Tallebudgera History

Bullock team transporting timber

Bullock team of Tom and Frank Dolan Senior transporting
timber , pictured at the cross-roads Tallebudgera
Township, October 1925

Swimming spot on Tallebudgera Creek

Popular swimming spot on Tallebudgera Creek near the
Burleigh Headland, July 1966

Tallebudgera Valley in the 1930s

View of Tallebudgera Valley in the 1930s with the
Springbrook Plateau visible in the distance.

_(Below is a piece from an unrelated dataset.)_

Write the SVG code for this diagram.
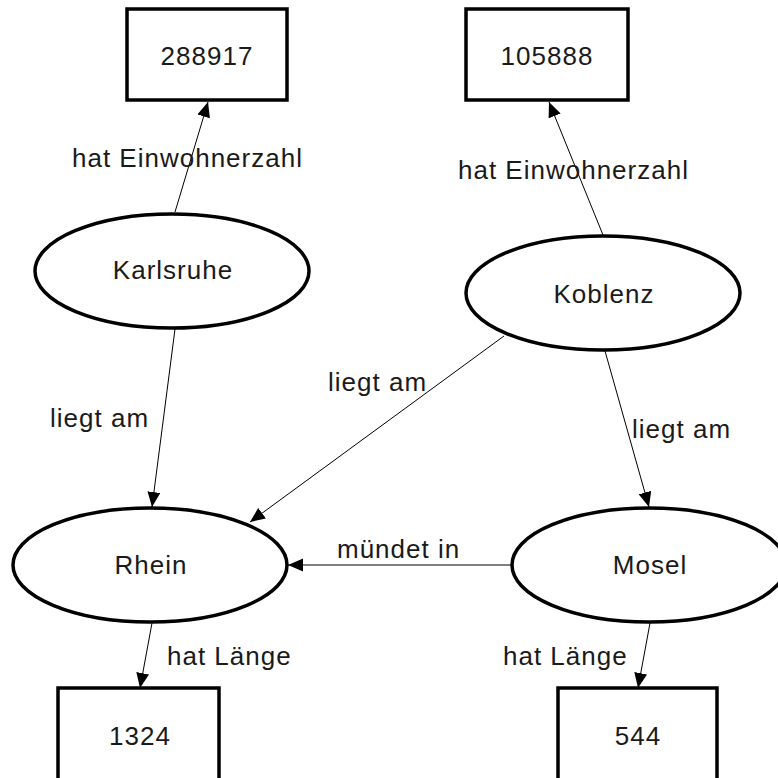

  1. The village of Tallebudgera was originally known as Maybree which was the name of a certain tree that grew in the area. (Steele, J.G., Aboriginal Pathways in Southeast Queensland and the Richmond River, p62).
  2. Tallebudgera is the name given to the tidal creek between Southport and Coolangatta on the Gold Coast. It was first named the Perry River after Captain S.A.Perry, New South Wales Assistant Surveyor General in 1840. Tallebudgera is an Aboriginal word said to mean good fish and derived from the talle meaning fish and budgerie meaning good. Probably Botany Bay dialect. (Place Names Cutting Book, John Oxley Library)
  3. According to J.A Gresty in The Numinbah Valley: Its Geography, History and Aboriginal Associations, Tallebudgera was an Aboriginal name derived from a dialect spoken around Sydney where boodjerie meant good. This was probably an expression introduced to the area as early as the 1840s by cedar getters who misinterpreted the local phrases chaloom woojerie meaning fat fish.

Tallebudgera Valley terminates at the foothills of the McPherson Range to the west. The valley has a long history of cedar getting, banana plantations and dairy farming.

Winding roads follow the Tallebudgera Creek and its tributaries crossing at low level bridges.

Subdivision from larger holdings to small hobby farms has taken place in recent years.